Saudi Aramco Has a New Climate Change Challenge: Too Much Water
Climate change poses a serious risk to Saudi Aramco’s long-term business as rising sea levels and temperatures could damage infrastructure, curb productivity and even halt some of its operations.
Sea level rises pose the biggest threat to Aramco’s business and may lead to some of its refining facilities being underwater in the next few decades, making it more difficult for the company to operate, the Paris-based consultant Callendar, said in a report.
“The southern part of Yanbu will probably be submerged within the coming decade,” Thibault Laconde, Callendar chief executive officer said in an interview. “Aramco have acknowledged that climate change is a risk but were vague. Is there something most people seem to be missing? They have a responsibility to assess the risk and I don’t think they are doing it.”
The report adds to questions surrounding the initial public offering of the state-run company, which has been scaled back amid concerns by investors about valuation and governance. It’s also a reminder that the world’s leading exporters of oil also will feel the impact of climate change as protesters in western nations raise the alarm about rising emissions.

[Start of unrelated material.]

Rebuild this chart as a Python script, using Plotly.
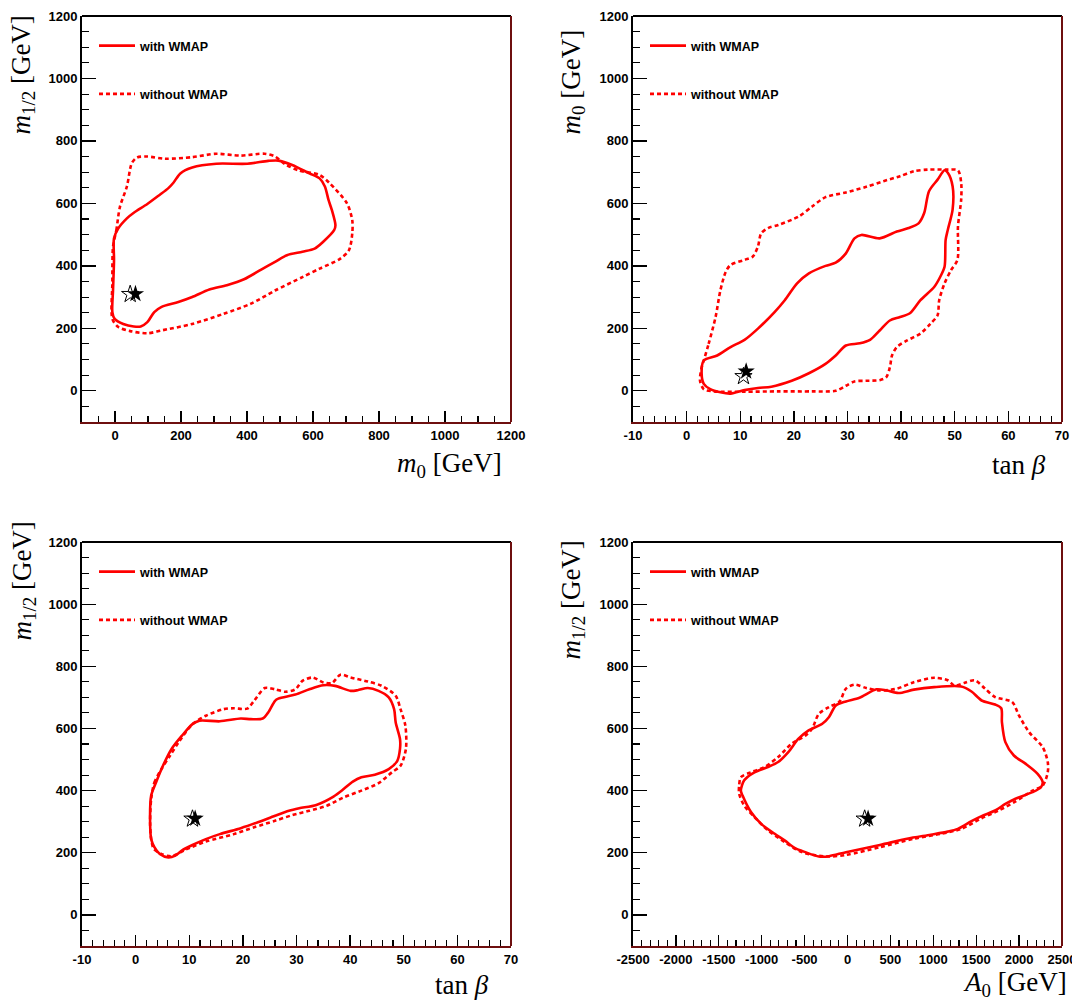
import plotly.graph_objects as go

W, H = 1072, 1003

# ---------------- data ----------------
# Panel 1: m0 vs m1/2
p1_with_x = [-3, 10, 36, 57, 98, 135, 161, 177, 198, 234, 307, 401, 464, 495, 537, 589, 620, 636, 647, 657, 668, 664, 631, 605, 568, 521, 485, 443, 391, 339, 286, 234, 192, 140, 119, 98, 78, 57, 25, -1, -8, -6, -3]
p1_with_y = [488, 520, 552, 570, 598, 627, 648, 666, 696, 715, 727, 727, 736, 737, 723, 696, 680, 654, 611, 579, 530, 514, 477, 455, 445, 434, 413, 388, 357, 338, 324, 300, 284, 268, 252, 220, 206, 206, 214, 230, 252, 321, 418]
p1_without_x = [-6, 4, 15, 36, 51, 67, 98, 151, 234, 307, 380, 453, 485, 516, 558, 620, 651, 703, 719, 719, 709, 683, 620, 568, 485, 412, 328, 234, 140, 98, 46, 10, -8, -8]
p1_without_y = [461, 514, 589, 654, 729, 747, 750, 743, 748, 759, 753, 759, 750, 725, 705, 691, 664, 600, 546, 504, 450, 423, 391, 364, 321, 279, 246, 214, 193, 184, 191, 204, 230, 343]

# Panel 2: tan(beta) vs m0
p2_with_x = [3.2, 5.7, 8.2, 10.8, 13.3, 16.4, 18.3, 20.6, 22.8, 25.9, 27.8, 29.7, 31.3, 32.6, 36.0, 39.2, 41.4, 43.3, 44.3, 45.2, 46.8, 48.1, 48.7, 49.6, 49.6, 48.7, 48.3, 48.1, 47.3, 46.2, 43.6, 41.7, 39.8, 37.9, 36.0, 34.2, 32.3, 29.7, 27.8, 25.9, 22.8, 19.6, 15.8, 13.3, 10.8, 8.2, 6.3, 4.4, 3.2, 2.8]
p2_with_y = [97, 113, 140, 163, 199, 252, 290, 344, 376, 400, 410, 440, 488, 499, 488, 510, 521, 537, 569, 639, 676, 706, 698, 655, 580, 515, 483, 397, 365, 333, 290, 249, 236, 225, 193, 163, 152, 145, 113, 86, 56, 32, 13, 9, 2, -9, -5, 5, 22, 54]
p2_without_x = [3.2, 4.1, 5.4, 6.3, 7.3, 8.2, 10.8, 12.3, 13.3, 13.9, 15.2, 17.1, 20.9, 23.4, 25.9, 29.7, 33.5, 36.7, 39.8, 42.4, 44.9, 48.7, 50.6, 51.2, 51.2, 50.6, 50.5, 49.3, 48.1, 47.1, 46.8, 45.5, 43.6, 41.1, 39.2, 38.3, 37.9, 37.2, 36.0, 33.5, 31.3, 29.7, 27.8, 23.4, 17.1, 10.8, 5.1, 3.2, 2.5, 2.8]
p2_without_y = [97, 150, 236, 322, 381, 403, 419, 429, 462, 504, 521, 531, 558, 590, 620, 635, 653, 671, 687, 703, 708, 708, 706, 666, 612, 526, 419, 386, 344, 290, 242, 215, 183, 161, 140, 113, 75, 43, 34, 32, 30, 16, 0, -2, -2, -3, -2, 5, 32, 75]

# Panel 3: tan(beta) vs m1/2
p3_with_x = [2.9, 3.8, 5.1, 6.7, 8.6, 10.6, 11.9, 15.7, 19.6, 21.5, 23.7, 24.7, 26.0, 26.6, 29.8, 32.4, 35.0, 37.2, 40.1, 41.4, 43.3, 45.3, 47.2, 48.2, 48.5, 49.3, 49.3, 48.8, 47.2, 44.6, 42.1, 40.5, 38.8, 36.9, 33.7, 30.5, 28.6, 26.0, 22.8, 19.6, 15.7, 13.1, 10.6, 8.6, 7.4, 6.1, 4.5, 3.5, 2.9, 2.7]
p3_with_y = [384, 426, 480, 534, 576, 614, 625, 623, 632, 630, 632, 651, 689, 696, 709, 726, 739, 737, 721, 723, 730, 721, 700, 662, 619, 566, 534, 496, 469, 451, 443, 429, 405, 381, 354, 343, 335, 319, 298, 279, 260, 244, 225, 207, 191, 185, 196, 218, 244, 298]
p3_without_x = [2.9, 3.5, 4.8, 6.4, 8.0, 10.6, 13.1, 16.4, 18.3, 20.8, 22.1, 24.1, 26.0, 27.9, 29.8, 31.1, 33.0, 35.0, 36.6, 38.2, 40.1, 43.3, 45.9, 48.5, 49.4, 50.3, 50.4, 49.4, 47.8, 45.3, 42.1, 38.8, 35.6, 32.4, 29.2, 26.0, 22.1, 18.3, 13.1, 9.3, 6.7, 4.8, 3.4, 2.9, 2.7]
p3_without_y = [373, 426, 469, 512, 555, 614, 641, 662, 665, 664, 689, 730, 726, 718, 726, 753, 764, 748, 746, 773, 764, 751, 737, 705, 662, 609, 534, 480, 459, 424, 400, 378, 351, 335, 321, 303, 282, 260, 236, 210, 189, 196, 212, 244, 298]

# Panel 4: A0 vs m1/2
p4_with_x = [-1243, -1204, -1085, -927, -808, -690, -571, -453, -294, -215, -136, -18, 140, 338, 457, 595, 773, 1010, 1326, 1445, 1563, 1721, 1792, 1800, 1840, 1939, 2078, 2216, 2275, 2255, 2156, 1958, 1840, 1721, 1563, 1445, 1286, 1168, 970, 694, 378, -18, -215, -334, -492, -611, -729, -848, -1006, -1125, -1223]
p4_with_y = [400, 433, 459, 476, 492, 524, 567, 594, 615, 637, 674, 687, 699, 726, 722, 714, 725, 733, 735, 719, 690, 677, 665, 620, 556, 513, 486, 454, 427, 411, 395, 374, 357, 336, 318, 302, 277, 268, 258, 245, 225, 202, 189, 188, 202, 215, 239, 261, 293, 331, 384]
p4_without_x = [-1263, -1243, -1125, -966, -808, -650, -492, -413, -334, -215, -97, -18, 81, 219, 378, 575, 773, 1010, 1168, 1247, 1366, 1484, 1603, 1721, 1919, 1998, 2117, 2275, 2334, 2334, 2275, 2156, 1958, 1761, 1563, 1326, 1089, 773, 378, -18, -255, -532, -729, -927, -1085, -1204, -1263]
p4_without_y = [416, 443, 459, 476, 508, 551, 577, 599, 647, 669, 685, 728, 741, 730, 722, 728, 749, 763, 755, 738, 747, 755, 728, 701, 685, 642, 588, 540, 492, 459, 416, 400, 365, 336, 311, 277, 261, 245, 218, 193, 188, 202, 234, 272, 315, 352, 390]

# best-fit points (open star / filled star)
star_open_m0, star_open_m12, star_open_tanb, star_open_a0 = 46, 309, 10.6, 200
star_fill_m0, star_fill_m12, star_fill_tanb, star_fill_a0 = 62, 310, 11.1, 240

# tick labels
y_ticks = [0, 200, 400, 600, 800, 1000, 1200]
x1_ticks = [0, 200, 400, 600, 800, 1000, 1200]
tanb_ticks = [-10, 0, 10, 20, 30, 40, 50, 60, 70]
a0_ticks = [-2500, -2000, -1500, -1000, -500, 0, 500, 1000, 1500, 2000, 2500]

legend_names = ["with WMAP", "without WMAP"]

# ---------------- styling ----------------
RED = "#ff0000"
FRAME_DARK = "#6e0f0f"
TICK_FONT = dict(family="Liberation Sans, Arial, sans-serif", size=13, color="black", weight="bold")
TITLE_FONT = dict(family="Liberation Serif, Times New Roman, serif", size=27, color="black")


def fx(px):
    return px / W


def fy(py):
    return 1 - py / H


panels = [
    dict(xd=(82, 511), yd=(16, 422), xr=(-100, 1200), xt=x1_ticks, xminor=50,
         cx=(p1_with_x, p1_without_x), cy=(p1_with_y, p1_without_y),
         star=((star_open_m0, star_open_m12), (star_fill_m0, star_fill_m12))),
    dict(xd=(633, 1062), yd=(16, 422), xr=(-10, 70), xt=tanb_ticks, xminor=2,
         cx=(p2_with_x, p2_without_x), cy=(p2_with_y, p2_without_y),
         star=((star_open_tanb, star_open_m0), (star_fill_tanb, star_fill_m0))),
    dict(xd=(82, 511), yd=(542, 946), xr=(-10, 70), xt=tanb_ticks, xminor=2,
         cx=(p3_with_x, p3_without_x), cy=(p3_with_y, p3_without_y),
         star=((star_open_tanb, star_open_m12), (star_fill_tanb, star_fill_m12))),
    dict(xd=(633, 1062), yd=(542, 946), xr=(-2500, 2500), xt=a0_ticks, xminor=100,
         cx=(p4_with_x, p4_without_x), cy=(p4_with_y, p4_without_y),
         star=((star_open_a0, star_open_m12), (star_fill_a0, star_fill_m12))),
]

fig = go.Figure()
layout = dict(template="none", width=W, height=H, margin=dict(l=0, r=0, t=0, b=0, pad=0),
              paper_bgcolor="white", plot_bgcolor="white", showlegend=True)
shapes = []

for i, p in enumerate(panels):
    n = "" if i == 0 else str(i + 1)
    xa, ya = "x" + n, "y" + n
    leg = "legend" + n
    for j, (cxs, cys) in enumerate(zip(p["cx"], p["cy"])):
        xs = list(cxs) + [cxs[0]]
        ys = list(cys) + [cys[0]]
        fig.add_trace(go.Scatter(
            x=xs, y=ys, xaxis=xa, yaxis=ya, mode="lines",
            line=dict(color=RED, width=2.6, shape="spline", smoothing=0.8,
                      dash="solid" if j == 0 else "4px,3px"),
            name=legend_names[j], legend=leg, legendgroup=f"g{i}{j}",
            hoverinfo="skip"))
    (ox, oy), (fxv, fyv) = p["star"]
    fig.add_trace(go.Scatter(x=[ox], y=[oy], xaxis=xa, yaxis=ya, mode="markers",
                             marker=dict(symbol="star-open", size=13, color="black",
                                         line=dict(width=1, color="black")),
                             showlegend=False, hoverinfo="skip"))
    fig.add_trace(go.Scatter(x=[fxv], y=[fyv], xaxis=xa, yaxis=ya, mode="markers",
                             marker=dict(symbol="star", size=13, color="black",
                                         line=dict(width=0)),
                             showlegend=False, hoverinfo="skip"))

    x0, x1 = p["xd"]
    y0, y1 = p["yd"]
    layout["xaxis" + n] = dict(
        domain=[fx(x0), fx(x1)], range=list(p["xr"]), anchor=ya, automargin=False,
        tickmode="array", tickvals=p["xt"], ticktext=[str(v) for v in p["xt"]],
        ticks="inside", ticklen=11, tickwidth=1.3, tickcolor="black",
        ticklabeloverflow="allow",
        minor=dict(tickmode="linear", tick0=0, dtick=p["xminor"], ticks="inside",
                   ticklen=6, tickwidth=1.1, tickcolor="black", showgrid=False),
        showline=True, linecolor=FRAME_DARK, linewidth=2, mirror=False,
        showgrid=False, zeroline=False, tickfont=TICK_FONT, fixedrange=True)
    layout["yaxis" + n] = dict(
        domain=[fy(y1), fy(y0)], range=[-100, 1200], anchor=xa, automargin=False,
        tickmode="array", tickvals=y_ticks, ticktext=[str(v) for v in y_ticks],
        ticks="inside", ticklen=14, tickwidth=1.3, tickcolor="black",
        ticklabeloverflow="allow",
        minor=dict(tickmode="linear", tick0=0, dtick=50, ticks="inside",
                   ticklen=7, tickwidth=1.1, tickcolor="black", showgrid=False),
        showline=True, linecolor="black", linewidth=2, mirror=False,
        showgrid=False, zeroline=False, tickfont=TICK_FONT, fixedrange=True)
    shapes.append(dict(type="line", xref=xa + " domain", yref=ya + " domain",
                       x0=0, x1=1, y0=1, y1=1, line=dict(color="black", width=2)))
    shapes.append(dict(type="line", xref=xa + " domain", yref=ya + " domain",
                       x0=1, x1=1, y0=0, y1=1, line=dict(color=FRAME_DARK, width=2)))
    layout[leg] = dict(x=fx(x0 + 12), y=fy(y0 + 15), xanchor="left", yanchor="top",
                       bgcolor="rgba(0,0,0,0)", borderwidth=0, tracegroupgap=29,
                       itemwidth=36,
                       font=dict(family="Liberation Sans, Arial, sans-serif", size=12.5,
                                 color="black", weight="bold"))

layout["shapes"] = shapes

titles = [
    dict(text="<i>m</i><sub>1/2</sub> [GeV]", x=fx(23), y=fy(137), xanchor="center", yanchor="bottom", textangle=-90),
    dict(text="<i>m</i><sub>0</sub> [GeV]", x=fx(573), y=fy(137), xanchor="center", yanchor="bottom", textangle=-90),
    dict(text="<i>m</i><sub>1/2</sub> [GeV]", x=fx(23), y=fy(643), xanchor="center", yanchor="bottom", textangle=-90),
    dict(text="<i>m</i><sub>1/2</sub> [GeV]", x=fx(572), y=fy(662), xanchor="center", yanchor="bottom", textangle=-90),
    dict(text="<i>m</i><sub>0</sub> [GeV]", x=fx(504), y=fy(465), xanchor="right", yanchor="middle", textangle=0),
    dict(text="tan <i>β</i>", x=fx(1048), y=fy(465), xanchor="right", yanchor="middle", textangle=0),
    dict(text="tan <i>β</i>", x=fx(491), y=fy(985), xanchor="right", yanchor="middle", textangle=0),
    dict(text="<i>A</i><sub>0</sub> [GeV]", x=fx(1069), y=fy(984), xanchor="right", yanchor="middle", textangle=0),
]
layout["annotations"] = [dict(xref="paper", yref="paper", showarrow=False, font=TITLE_FONT, **t) for t in titles]

fig.update_layout(**layout)
# remove the default page margin so the 1072x1003 figure fills the window exactly
fig.write_html("out.html",
               config={"displayModeBar": False, "staticPlot": True},
               post_script="document.body.style.margin='0';document.body.style.overflow='hidden';")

Water levels along the east coast of Saudi Arabia, near where much of Aramco’s infrastructure is located, are expected to rise by about 13 centimeters (5.1 inches) by 2030, the consultant said. As a result, some facilities such as Yanbu, on the Red Sea, and the Ras Tanura refinery and terminal, along the Persian Gulf, could face flooding and damage to equipment.
Aramco said in a statement it couldn’t comment on weather-related incidences but that “in order to achieve a low-carbon future, we believe it is necessary to meet both global energy demand and lower emissions.”
Mohith Velamala, an oil analyst at BloombergNEF, said in an interview that some of the company’s facilities, such as the upcoming Jizan refinery on the Red Sea, could be at risk if sea levels rise but that Aramco has time to adapt.
“Most of their facilities and oil infrastructure are on the coast. But these will be gradual changes. So they’ve got time to adapt if required,” Velamala said. He added that geopolitical tensions in the region, including with Yemen and the attacks on Saudi energy infrastructure in September show “there are significant risks to its operations either way” but that the company has “been really resilient.”
In its IPO prospectus, Aramco acknowledged the risk that concern over climate change could reduce global demand for hydrocarbons and hydrocarbon-based products and that it may increase the possibility of litigation against the oil giant and its affiliated companies.
In the medium-term, the aridification of Saudi Arabia’s climate poses the most serious threat to its business and its midstream and downstream operations will be most at risk. This is as demand for water, which is essential for refining, increases and the kingdom will have to rely more on desalination plants. Saudi Arabia’s daily water consumption exceeds its storage capacity, and millions of people could go thirsty if the sprawling desalination plants, on which the desert nation depends, were put out of action.
Then there’s the heat. Average temperatures in Saudi Arabia increased by 0.5 degrees Celsius each decade between 1985 and 2010, the report said. This is expected to continue or even accelerate over the coming decades.
“The increase in temperatures is expected to be pronounced in onshore oil-rich areas exploited by Saudi Aramco,” such as Ghawar, Khurais, and Shaybah, the report said.
Temperature increases could significantly damage the company’s refining operations, impacting yield and its availability to process crude. Natural gas production would also be affected.
“Of course liquefaction is very temperature-dependent, like refining,” Laconde said. “Very quickly the infrastructure will have to be adapted which could be costly.”
There’s also the impact of heat stress on Aramco’s employees, reducing their physical capabilities – particularly if working outside — and leading to a loss of working hours and, as a result, productivity for the company.
“There are things they can do,” Laconde said. “It may still be possible to adapt but it could be costly.”